Нет, разумеется, Ивана Сергеевича нельзя было принять за старого крестьянина — слишком сказывались интеллигентная профессия и многолетний отпечаток города, но и сидящий вполоборота в кресле за письменным столом в своем кабинете, он представлялся слитым с вековечными образами русской природы и русской деревни. Им принадлежали его сдержанность, спокойная неторопливая манера говорить, утративший зоркость, но внимательный, пытливый взгляд, каким всматривается в открывшийся простор поля или в темень окружившего леса охотник или встречает незнакомого гостя сельский житель. Иван Сергеевич посасывал коротенькую трубочку, обстоятельно прочищал ее, не спеша с ответом или давая себе время получше вспомнить подробности передаваемого давнишнего эпизода. Не употребляя деревенских слов и оборотов, он выражался тем простым и ясным, незасоренным русским языком, на каком писали литераторы-помещики, с детства привыкшие к народной крестьянской речи.

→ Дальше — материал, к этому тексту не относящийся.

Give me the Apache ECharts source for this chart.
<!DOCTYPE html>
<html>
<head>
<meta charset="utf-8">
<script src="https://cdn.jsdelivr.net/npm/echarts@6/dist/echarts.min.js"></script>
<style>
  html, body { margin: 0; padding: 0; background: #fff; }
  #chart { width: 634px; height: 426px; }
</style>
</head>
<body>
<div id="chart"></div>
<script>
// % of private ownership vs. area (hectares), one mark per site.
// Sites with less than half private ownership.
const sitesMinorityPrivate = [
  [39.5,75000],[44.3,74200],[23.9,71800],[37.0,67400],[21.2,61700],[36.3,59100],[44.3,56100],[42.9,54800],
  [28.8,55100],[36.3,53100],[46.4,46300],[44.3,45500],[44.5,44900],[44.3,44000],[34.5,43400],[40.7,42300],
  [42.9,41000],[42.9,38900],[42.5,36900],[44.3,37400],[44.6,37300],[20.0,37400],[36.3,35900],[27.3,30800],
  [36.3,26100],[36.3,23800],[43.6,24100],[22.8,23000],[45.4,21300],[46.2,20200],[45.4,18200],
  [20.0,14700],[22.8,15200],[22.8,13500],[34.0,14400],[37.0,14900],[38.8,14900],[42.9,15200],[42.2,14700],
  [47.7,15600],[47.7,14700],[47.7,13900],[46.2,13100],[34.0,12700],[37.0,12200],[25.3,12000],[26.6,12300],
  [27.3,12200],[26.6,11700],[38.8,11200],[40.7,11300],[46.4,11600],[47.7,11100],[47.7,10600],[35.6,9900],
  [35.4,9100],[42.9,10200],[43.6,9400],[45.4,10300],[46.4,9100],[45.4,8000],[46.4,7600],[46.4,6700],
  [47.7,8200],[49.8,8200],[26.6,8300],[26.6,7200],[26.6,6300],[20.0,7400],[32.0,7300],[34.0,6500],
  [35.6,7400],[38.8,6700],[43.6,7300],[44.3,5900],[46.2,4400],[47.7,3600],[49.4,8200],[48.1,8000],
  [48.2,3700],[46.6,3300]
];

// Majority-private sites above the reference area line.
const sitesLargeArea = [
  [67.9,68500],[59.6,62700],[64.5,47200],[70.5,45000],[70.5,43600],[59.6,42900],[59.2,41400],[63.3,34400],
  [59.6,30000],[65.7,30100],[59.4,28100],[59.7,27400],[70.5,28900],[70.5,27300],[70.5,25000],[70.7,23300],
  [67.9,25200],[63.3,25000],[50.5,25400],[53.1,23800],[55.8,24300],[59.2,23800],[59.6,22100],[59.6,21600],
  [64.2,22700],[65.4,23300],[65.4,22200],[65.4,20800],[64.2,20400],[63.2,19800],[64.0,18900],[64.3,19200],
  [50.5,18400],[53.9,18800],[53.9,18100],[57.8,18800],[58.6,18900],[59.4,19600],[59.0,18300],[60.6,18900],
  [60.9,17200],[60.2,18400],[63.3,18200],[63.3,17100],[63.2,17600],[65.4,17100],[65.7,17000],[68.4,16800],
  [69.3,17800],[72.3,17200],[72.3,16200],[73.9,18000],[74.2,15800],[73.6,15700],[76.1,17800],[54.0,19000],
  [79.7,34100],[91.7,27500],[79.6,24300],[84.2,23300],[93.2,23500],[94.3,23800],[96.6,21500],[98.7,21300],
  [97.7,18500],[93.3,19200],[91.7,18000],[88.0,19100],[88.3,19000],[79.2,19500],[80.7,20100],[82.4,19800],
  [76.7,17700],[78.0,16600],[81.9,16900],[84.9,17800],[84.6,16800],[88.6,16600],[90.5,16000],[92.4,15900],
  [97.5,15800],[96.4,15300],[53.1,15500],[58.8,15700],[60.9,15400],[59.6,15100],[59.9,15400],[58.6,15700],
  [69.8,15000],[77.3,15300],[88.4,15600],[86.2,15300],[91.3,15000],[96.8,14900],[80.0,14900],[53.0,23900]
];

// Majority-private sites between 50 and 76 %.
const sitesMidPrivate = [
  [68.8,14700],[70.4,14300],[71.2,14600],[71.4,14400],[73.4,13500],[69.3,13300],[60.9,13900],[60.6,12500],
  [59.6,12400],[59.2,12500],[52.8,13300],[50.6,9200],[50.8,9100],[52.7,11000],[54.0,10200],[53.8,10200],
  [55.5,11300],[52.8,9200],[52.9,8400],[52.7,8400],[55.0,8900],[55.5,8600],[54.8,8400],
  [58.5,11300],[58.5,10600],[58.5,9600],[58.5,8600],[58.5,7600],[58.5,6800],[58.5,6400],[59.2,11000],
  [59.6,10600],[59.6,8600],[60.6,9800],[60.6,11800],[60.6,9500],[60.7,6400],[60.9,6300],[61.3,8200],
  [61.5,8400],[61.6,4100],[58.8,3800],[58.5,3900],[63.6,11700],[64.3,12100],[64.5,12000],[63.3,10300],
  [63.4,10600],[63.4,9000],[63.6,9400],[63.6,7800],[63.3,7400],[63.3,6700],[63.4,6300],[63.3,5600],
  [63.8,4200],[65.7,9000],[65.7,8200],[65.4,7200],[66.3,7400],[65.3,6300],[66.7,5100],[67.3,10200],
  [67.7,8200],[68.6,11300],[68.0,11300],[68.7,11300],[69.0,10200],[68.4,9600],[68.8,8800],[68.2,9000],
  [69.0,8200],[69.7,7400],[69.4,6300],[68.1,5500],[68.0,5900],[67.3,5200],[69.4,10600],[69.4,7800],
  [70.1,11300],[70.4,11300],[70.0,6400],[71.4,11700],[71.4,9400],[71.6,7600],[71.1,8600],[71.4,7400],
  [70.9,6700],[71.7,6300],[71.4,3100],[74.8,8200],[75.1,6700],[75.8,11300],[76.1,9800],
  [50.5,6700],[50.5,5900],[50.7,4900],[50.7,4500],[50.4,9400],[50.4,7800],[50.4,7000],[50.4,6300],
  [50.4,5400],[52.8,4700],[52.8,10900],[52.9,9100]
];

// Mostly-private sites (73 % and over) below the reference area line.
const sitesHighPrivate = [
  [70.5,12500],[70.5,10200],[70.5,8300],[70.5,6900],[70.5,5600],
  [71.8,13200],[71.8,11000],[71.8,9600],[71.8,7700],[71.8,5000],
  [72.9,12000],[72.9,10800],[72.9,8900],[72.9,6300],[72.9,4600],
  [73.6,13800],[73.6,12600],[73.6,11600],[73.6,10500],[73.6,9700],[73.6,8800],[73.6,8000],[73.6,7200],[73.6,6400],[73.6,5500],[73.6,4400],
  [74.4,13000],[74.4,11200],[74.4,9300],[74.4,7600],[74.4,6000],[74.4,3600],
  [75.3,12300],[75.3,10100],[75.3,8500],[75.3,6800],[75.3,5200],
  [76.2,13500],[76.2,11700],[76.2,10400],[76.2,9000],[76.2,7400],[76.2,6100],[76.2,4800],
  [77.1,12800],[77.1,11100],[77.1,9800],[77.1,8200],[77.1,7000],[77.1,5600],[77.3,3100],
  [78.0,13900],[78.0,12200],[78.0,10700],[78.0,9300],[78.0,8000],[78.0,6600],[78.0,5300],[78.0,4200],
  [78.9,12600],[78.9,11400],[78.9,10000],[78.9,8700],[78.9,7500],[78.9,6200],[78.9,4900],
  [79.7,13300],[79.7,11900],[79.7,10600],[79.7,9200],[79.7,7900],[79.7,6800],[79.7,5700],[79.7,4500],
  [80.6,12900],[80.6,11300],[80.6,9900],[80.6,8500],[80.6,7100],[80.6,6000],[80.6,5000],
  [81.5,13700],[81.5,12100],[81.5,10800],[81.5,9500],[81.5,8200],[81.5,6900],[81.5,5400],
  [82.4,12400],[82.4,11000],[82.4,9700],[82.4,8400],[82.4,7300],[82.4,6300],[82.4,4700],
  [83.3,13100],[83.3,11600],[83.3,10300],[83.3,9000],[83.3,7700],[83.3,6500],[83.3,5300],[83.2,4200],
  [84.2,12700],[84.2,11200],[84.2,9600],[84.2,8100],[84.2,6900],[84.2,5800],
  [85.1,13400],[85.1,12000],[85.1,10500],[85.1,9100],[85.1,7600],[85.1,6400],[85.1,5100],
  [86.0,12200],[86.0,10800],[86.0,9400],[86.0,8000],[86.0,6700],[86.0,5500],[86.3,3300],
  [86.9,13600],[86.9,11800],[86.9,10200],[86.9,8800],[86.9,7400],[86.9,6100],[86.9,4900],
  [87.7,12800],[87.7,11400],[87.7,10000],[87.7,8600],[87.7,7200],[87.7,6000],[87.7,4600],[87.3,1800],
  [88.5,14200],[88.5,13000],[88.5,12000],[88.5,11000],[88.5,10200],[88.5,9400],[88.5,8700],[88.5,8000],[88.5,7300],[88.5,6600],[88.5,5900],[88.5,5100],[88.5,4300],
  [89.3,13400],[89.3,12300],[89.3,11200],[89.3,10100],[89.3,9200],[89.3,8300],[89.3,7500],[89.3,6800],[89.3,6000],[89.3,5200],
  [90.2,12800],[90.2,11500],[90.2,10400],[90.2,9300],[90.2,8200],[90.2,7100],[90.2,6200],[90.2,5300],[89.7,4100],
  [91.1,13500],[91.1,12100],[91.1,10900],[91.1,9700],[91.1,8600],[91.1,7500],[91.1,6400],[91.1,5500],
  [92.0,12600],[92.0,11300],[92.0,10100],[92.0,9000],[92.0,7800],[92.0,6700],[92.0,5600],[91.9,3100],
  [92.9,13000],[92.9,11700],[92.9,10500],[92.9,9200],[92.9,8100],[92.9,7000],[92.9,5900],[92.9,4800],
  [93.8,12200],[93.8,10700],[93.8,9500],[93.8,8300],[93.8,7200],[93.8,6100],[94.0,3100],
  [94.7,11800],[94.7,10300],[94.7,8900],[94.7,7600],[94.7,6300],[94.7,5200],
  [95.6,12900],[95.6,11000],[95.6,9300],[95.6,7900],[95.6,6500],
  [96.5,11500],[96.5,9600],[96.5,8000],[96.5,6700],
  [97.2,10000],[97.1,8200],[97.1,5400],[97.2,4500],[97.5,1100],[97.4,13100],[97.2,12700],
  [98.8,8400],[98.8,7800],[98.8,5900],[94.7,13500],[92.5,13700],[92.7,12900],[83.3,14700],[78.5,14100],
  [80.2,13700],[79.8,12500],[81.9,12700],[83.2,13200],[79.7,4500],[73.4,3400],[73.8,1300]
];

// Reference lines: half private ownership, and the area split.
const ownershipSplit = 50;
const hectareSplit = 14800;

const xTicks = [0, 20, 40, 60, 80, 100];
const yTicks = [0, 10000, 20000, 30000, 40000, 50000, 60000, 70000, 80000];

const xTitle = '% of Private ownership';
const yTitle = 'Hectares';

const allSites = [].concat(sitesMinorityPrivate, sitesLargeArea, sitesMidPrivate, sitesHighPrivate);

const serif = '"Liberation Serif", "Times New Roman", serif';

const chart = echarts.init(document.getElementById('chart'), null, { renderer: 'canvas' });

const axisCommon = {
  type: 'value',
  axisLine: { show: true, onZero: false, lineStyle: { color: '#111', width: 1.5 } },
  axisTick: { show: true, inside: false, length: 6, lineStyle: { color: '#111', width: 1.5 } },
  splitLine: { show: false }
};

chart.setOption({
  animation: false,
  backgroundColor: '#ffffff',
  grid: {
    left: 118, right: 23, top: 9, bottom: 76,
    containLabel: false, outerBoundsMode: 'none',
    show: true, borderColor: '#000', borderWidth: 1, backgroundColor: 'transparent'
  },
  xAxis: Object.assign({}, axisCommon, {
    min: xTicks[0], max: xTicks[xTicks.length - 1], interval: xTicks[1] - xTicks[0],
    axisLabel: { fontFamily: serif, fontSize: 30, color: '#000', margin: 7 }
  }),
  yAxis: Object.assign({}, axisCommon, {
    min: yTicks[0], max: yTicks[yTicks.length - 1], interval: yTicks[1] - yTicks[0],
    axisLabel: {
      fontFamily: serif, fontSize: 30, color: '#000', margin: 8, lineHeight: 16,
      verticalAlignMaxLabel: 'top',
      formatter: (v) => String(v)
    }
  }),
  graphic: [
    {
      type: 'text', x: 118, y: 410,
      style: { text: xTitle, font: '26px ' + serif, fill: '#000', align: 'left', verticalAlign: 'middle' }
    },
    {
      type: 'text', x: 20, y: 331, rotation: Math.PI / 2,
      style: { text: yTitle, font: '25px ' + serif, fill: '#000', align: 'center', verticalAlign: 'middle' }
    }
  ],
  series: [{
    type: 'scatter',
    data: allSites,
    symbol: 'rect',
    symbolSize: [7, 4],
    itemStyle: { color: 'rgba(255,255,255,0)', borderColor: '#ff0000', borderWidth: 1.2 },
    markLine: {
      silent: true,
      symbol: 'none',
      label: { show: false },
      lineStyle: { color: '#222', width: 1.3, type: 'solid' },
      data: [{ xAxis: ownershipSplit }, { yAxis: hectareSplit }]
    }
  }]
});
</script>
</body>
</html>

Памяти Ивана Сергеевича можно было позавидовать: свежими и живыми возникали передо мной зримые черточки и штрихи набрасываемых им картинок полувековой давности. Все решительно, вплоть до запахов натопленной риги, говора прежних земляков, их интонаций, шелеста ветра в соломенной крыше, приемов, какими старинный деревенский кузнец перехватывал поковку, щеголеватой легкости ловко сплетенных вязевых лапотков, шипения падающих со светца в воду угольков горячей лучины — все давно забытое и похороненное удержалось в памяти этого на редкость цельного и устремленного человека, навсегда отдавшего сердце русской деревне и природе коренных великорусских губерний.

«О память сердца! Ты сильней рассудка памяти печальной!» — как подтверждаются на примере писателя эти слова! Достаточно открыть любую страницу Соколова-Микитова, почитать его заметки и дневники, чтобы убедиться, что, и прожив восемь с лишком десятков лет, он до конца оставался верен детской своей привязанности к деревне и ее жителям. Вот несколько строк из его вступления к «Давним встречам»:

«В коренной крестьянской России начиналась моя жизнь. Эта Россия была настоящей моей родиной. Я слушал крестьянские песни, смотрел, как пекут хлебы в русской печи, запомнил деревенские, крытые соломой избы, баб и мужиков. Уже давно нет, не существует этой милой моему детскому сердцу России. Я не видел города, не знал городских бойких людей. Но не в те ли далекие времена закладывались в моей душе чувства, сохранившиеся по сей день. Я и теперь радуюсь простому русскому человеку, в котором сохранились коренные русские черты».

И еще две фразы оттуда же:

«Это был тот мир, в котором я жил и родился, это была Россия, которую знал Пушкин, знал Толстой… Быть может, не все было счастливо и благополучно в старой русской деревне, но как хороши были крестьянские праздники, крестьянская ладная работа, священное отношение к насущному хлебу, к земле».